Not to copy any one, but I also agree with Sinwit.

  • Like 2
Posted

 

Your advice was beautiful, thank you so so so much.

 

I’ll clarify the work load issue first; I do feel like I do a little more around the house, so maybe it’s a 40/60 thing. But he does any manly stuff like killing bugs, fixing things, he does dishes and cooks dinner sometimes. I don’t thunk I do significantly more than he does, but he doesn’t do small things I ask him to do. Like feed the cats, or empty the litter boxes (we have automatics ones so all you have to do is put a new grocery bag in the bins). He’s not a terrible boyfriend, I promise, I’d whip him into shape if he was completely useless.

 

And I agree, I need to be more aggressive (not necessarily ride, I guess assertive?) rather than passive in this situation. We have some time together tonight and I’m going to sit him down and be very adult and serious and just lay it all out. I’ve been little every other time I’ve tried to talk to him about it, so fingers crossed. He’s home now, so I’ll update you right after the talk. Sorry I don’t have a more drawn out response, I’m just really nervous haha.

  • Like 1
Posted

Okay guys so here's my update!!

 

I sat him down and made him promise he'd be 100% open and honest with me and we talked about it. He said the label did make him feel uncomfortable but he wasn't sure why. He said he didn't want to be called daddy (which we've discussed before because of the mom/dad nicknames we give each other when we talk to our dog; I don't want to be called mommy and he doesn't like daddy) which I already knew. I told him we didn't need to label what we did, but I was still going to consider it a ddlg thing and I was still going to try to be active in the online community of others who do ddlg.
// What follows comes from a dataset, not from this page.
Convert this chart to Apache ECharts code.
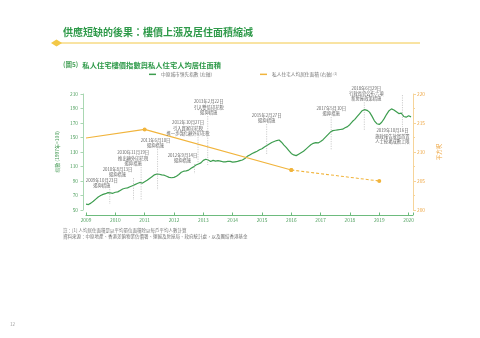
<!DOCTYPE html>
<html><head><meta charset="utf-8">
<script src="https://cdn.jsdelivr.net/npm/echarts@6/dist/echarts.min.js"></script>
<style>html,body{margin:0;padding:0;background:#fff}#c{width:480px;height:338px}</style>
</head><body><div id="c"></div>
<script>
const FONT = '"Noto Sans CJK TC","Noto Sans CJK SC",sans-serif';
const GREEN = '#3d9d4f', YELLOW = '#f1b43c';

// Centa-City Leading Index, monthly (left axis)
const ccl2009 = [58.0, 57.5, 59.5, 62, 65, 68, 70, 71.5, 72.5, 74, 73.5, 73];
const ccl2010 = [74.5, 75, 77, 79, 80, 80.5, 82, 83.5, 85, 86.5, 88, 87];
const ccl2011 = [89, 91, 93.5, 96, 98.5, 99.6, 99.3, 98.5, 98, 96.5, 95, 94.5];
const ccl2012 = [95, 96.5, 99, 102, 103.5, 104, 105, 107.5, 109.5, 112, 113.5, 115];
const ccl2013 = [118.5, 120, 119, 117, 118.5, 117.5, 118, 117.5, 116.5, 116.5, 117, 117];
const ccl2014 = [116, 116.5, 117, 118, 119, 121, 124, 126, 128, 129.5, 131, 133];
const ccl2015 = [134.5, 137, 139, 141, 143, 144.5, 145.8, 146.5, 143.5, 139.5, 136, 132];
const ccl2016 = [128, 126, 125, 127, 129, 131, 134, 137, 140, 142, 143, 142.5];
const ccl2017 = [144.5, 147, 150.5, 154, 157.5, 159.5, 160, 160.5, 161, 161.5, 163.5, 165];
const ccl2018 = [168, 172, 175, 179, 183, 187, 188.5, 187.5, 185, 179.5, 173, 169];
const ccl2019 = [168, 171, 176, 182, 187, 189.5, 188, 185.5, 183, 183.5, 179, 178];
const ccl2020 = [180, 178.5];
const cclYears = [2009, 2010, 2011, 2012, 2013, 2014, 2015, 2016, 2017, 2018, 2019, 2020];

// per-capita living space (right axis, sq ft)
const areaYears = [2009, 2011, 2016, 2019];
const areaValues = [212.4, 213.9, 206.9, 205.0];

// policy events
const eventDates = [2009.81, 2010.62, 2010.88, 2011.44, 2012.70, 2012.82, 2013.15, 2015.16, 2017.36, 2018.49, 2019.79];
const eventTexts = [
  '2009年10月23日\n遏抑措施',
  '2010年8月13日\n遏抑措施',
  '2010年11月19日\n推出額外印花稅\n遏抑措施',
  '2011年6月10日\n遏抑措施',
  '2012年9月14日\n遏抑措施',
  '2012年10月27日\n引入買家印花稅\n進一步強化額外印花稅',
  '2013年2月22日\n引入雙倍印花稅\n遏抑措施',
  '2015年2月27日\n遏抑措施',
  '2017年5月10日\n遏抑措施',
  '2018年6月29日\n行政長官公布六項\n新房屋政策措施',
  '2019年10月16日\n施政報告放寬首置\n人士按揭成數上限'
];
// layout: [label edge (left-axis value), dash end (left-axis value), dx px, placement]
const eventLayout = [
  [80.3, 58.3, -8, 'above'],
  [95.5, 63.8, -16, 'above'],
  [110.7, 63.8, -8, 'above'],
  [135.5, 77.6, -2, 'above'],
  [114.8, 100, -12, 'above'],
  [152, 116, -10, 'above'],
  [181, 112, 1, 'above'],
  [170, 126, 0, 'above'],
  [179.7, 133, 0, 'above'],
  [200, 160, 2, 'above'],
  [163, 208.6, -10, 'below']
];

const cclSeries = [];
const cclAll = [ccl2009, ccl2010, ccl2011, ccl2012, ccl2013, ccl2014, ccl2015, ccl2016, ccl2017, ccl2018, ccl2019, ccl2020];
cclAll.forEach((arr, yi) => arr.forEach((v, m) => cclSeries.push([cclYears[yi] + m / 12, v])));

const areaSolid = areaYears.slice(0, 3).map((y, i) => [y, areaValues[i]]);
const areaDashed = areaYears.slice(2).map((y, i) => [y, areaValues[i + 2]]);

const chart = echarts.init(document.getElementById('c'), null, {renderer: 'canvas'});
const NAME1 = '中原城市領先指數 (左軸)';
const NAME2 = '私人住宅人均居住面積 (右軸)';
chart.setOption({
  animation: false,
  textStyle: {fontFamily: FONT},
  title: [
    {text: '供應短缺的後果：樓價上漲及居住面積縮減', left: 63, top: 27, padding: 0,
     textStyle: {fontFamily: FONT, fontSize: 10, fontWeight: 'bold', color: '#2f9a4a'}},
    {text: '{a|(圖5)} {b|私人住宅樓價指數與私人住宅人均居住面積}', left: 63, top: 56, padding: 0,
     textStyle: {fontFamily: FONT, rich: {
       a: {fontFamily: FONT, fontSize: 6.5, color: '#4aa35c'},
       b: {fontFamily: FONT, fontSize: 7.3, fontWeight: 'bold', color: '#2f9a4a'}}}},
    {text: '註：[1] 人均居住面積是以平均單位面積除以每戶平均人數計算\n資料來源：中原地產、香港差餉物業估價署、運輸及房屋局、政府統計處，以及團結香港基金',
     left: 63, top: 227, padding: 0, textStyle: {fontFamily: FONT, fontSize: 4.5, lineHeight: 6, fontWeight: 'normal', color: '#777'}},
    {text: '12', left: 10, top: 322, padding: 0, textStyle: {fontFamily: FONT, fontSize: 4.5, fontWeight: 'normal', color: '#999'}}
  ],
  legend: [
    {data: [NAME1], left: 149, top: 72, padding: 0, itemWidth: 7, itemHeight: 1.5, icon: 'rect', itemGap: 3,
     textStyle: {fontFamily: FONT, fontSize: 4.7, color: '#777'}},
    {data: [NAME2], left: 260, top: 72, padding: 0, itemWidth: 7, itemHeight: 1.5, icon: 'rect', itemGap: 3,
     formatter: n => n + ' {s|[1]}',
     textStyle: {fontFamily: FONT, fontSize: 4.7, color: '#777', rich: {s: {fontSize: 3.2, color: '#777', verticalAlign: 'top'}}}}
  ],
  grid: {left: 86, right: 67, top: 94, bottom: 128, containLabel: false},
  xAxis: {
    type: 'value', min: 2009, max: 2020.15, interval: 1, offset: 5,
    axisLine: {lineStyle: {color: '#6dbb7d', width: 1}},
    axisTick: {inside: true, length: 2.5, lineStyle: {color: '#6dbb7d'}},
    axisLabel: {fontFamily: FONT, fontSize: 4.8, color: '#4a9d5a', margin: 2.5,
      formatter: v => Number.isInteger(v) ? String(v) : ''},
    splitLine: {show: false}
  },
  yAxis: [
    {type: 'value', min: 50, max: 210, interval: 20, offset: 3,
     name: '指數 (1997年=100)', nameLocation: 'middle', nameGap: 17,
     nameTextStyle: {fontFamily: FONT, fontSize: 5, color: '#4a9d5a'},
     axisLine: {show: true, lineStyle: {color: '#a9d7b2'}},
     axisTick: {show: true, length: 2.5, lineStyle: {color: '#a9d7b2'}},
     axisLabel: {fontFamily: FONT, fontSize: 4.8, color: '#4a9d5a', margin: 5},
     splitLine: {show: false}},
    {type: 'value', min: 200, max: 220, interval: 5, position: 'right', offset: 0,
     name: '平方呎', nameLocation: 'middle', nameGap: 14,
     nameTextStyle: {fontFamily: FONT, fontSize: 5.5, color: '#eea540'},
     axisLine: {show: true, lineStyle: {color: '#f6d49a'}},
     axisTick: {show: true, length: 3, lineStyle: {color: '#f6d49a'}},
     minorTick: {show: true, splitNumber: 2, length: 2, lineStyle: {color: '#f6d49a'}},
     axisLabel: {fontFamily: FONT, fontSize: 4.8, color: '#eea540', margin: 4},
     splitLine: {show: false}}
  ],
  series: [
    {name: NAME1, type: 'line', data: cclSeries, yAxisIndex: 0, showSymbol: false, symbol: 'none',
     lineStyle: {color: GREEN, width: 1.2}, itemStyle: {color: GREEN}, z: 3},
    {name: NAME2, type: 'line', data: areaSolid.map((d, i) => i === 0 ? {value: d, symbol: 'none'} : d),
     yAxisIndex: 1, symbol: 'circle', symbolSize: 4, showAllSymbol: true,
     lineStyle: {color: YELLOW, width: 1.1}, itemStyle: {color: YELLOW}, z: 4},
    {name: 'dashed', type: 'line', data: areaDashed, yAxisIndex: 1, symbol: 'circle', symbolSize: 4,
     lineStyle: {color: YELLOW, width: 1.1, type: [3, 2]}, itemStyle: {color: YELLOW}, z: 4}
  ]
});

// annotations
const gfx = [];
// header diamond line
gfx.push({type: 'line', shape: {x1: 55, y1: 43, x2: 420, y2: 43}, style: {stroke: '#f3c847', lineWidth: 1}, silent: true});
gfx.push({type: 'polygon', shape: {points: [[51, 43], [56.5, 39.5], [62, 43], [56.5, 46.5]]}, style: {fill: '#f3c847'}, silent: true});

eventDates.forEach((d, i) => {
  const [labV, endV, dx, place] = eventLayout[i];
  const px = chart.convertToPixel({xAxisIndex: 0, yAxisIndex: 0}, [d, labV]);
  const pe = chart.convertToPixel({xAxisIndex: 0, yAxisIndex: 0}, [d, endV]);
  const x = px[0];
  const dash = {stroke: '#9a9a9a', lineWidth: 0.5, lineDash: [1.2, 1.2]};
  if (place === 'above') {
    gfx.push({type: 'line', shape: {x1: x, y1: px[1] + 1, x2: x, y2: pe[1]}, style: dash, silent: true, z: 10});
    gfx.push({type: 'text', x: x + dx, y: px[1], silent: true, z: 10,
      style: {text: eventTexts[i], fill: '#666', font: '4.3px ' + FONT, lineHeight: 5.3,
        align: 'center', verticalAlign: 'bottom'}});
  } else {
    gfx.push({type: 'line', shape: {x1: x, y1: pe[1], x2: x, y2: px[1] - 1}, style: dash, silent: true, z: 10});
    gfx.push({type: 'text', x: x + dx, y: px[1], silent: true, z: 10,
      style: {text: eventTexts[i], fill: '#666', font: '4.3px ' + FONT, lineHeight: 5.3,
        align: 'center', verticalAlign: 'top'}});
  }
});
chart.setOption({graphic: gfx});
</script>
</body></html>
We live in pretty much the bible belt, so there's really no one we know that does anything like this. Online is my closest thing to a support network when it comes to this subject. I also told him we weren't going to just rush into it over night with onesies and binkies, etc. He also said he doesn't want me to do anything that would make him uncomfortable, and honestly I was offended haha. We have a very open and honest relationship so I trust him to tell me when I make him uncomfortable (I thought he would just tell me if I ever did but he said he wouldn't want to offend me?) So after explaining some of the things that I wished to incorporate into our relationship in the future, and asking if the sound of any of it was uncomfortable to him, he said no. From now on if i implicate anything in our ddlg relationship that's uncomfortable to him he's promised to tell me IMMEDIATELY so I know and won't do it again. He said he is very much going to try his best at this, and wants to do it to make me happy. I also added I didn't want to force it upon him, and he insisted I wasn't. He's genuinely going to try, but we're gonna take things slow. :)

 

Thank you guys so much for the advice!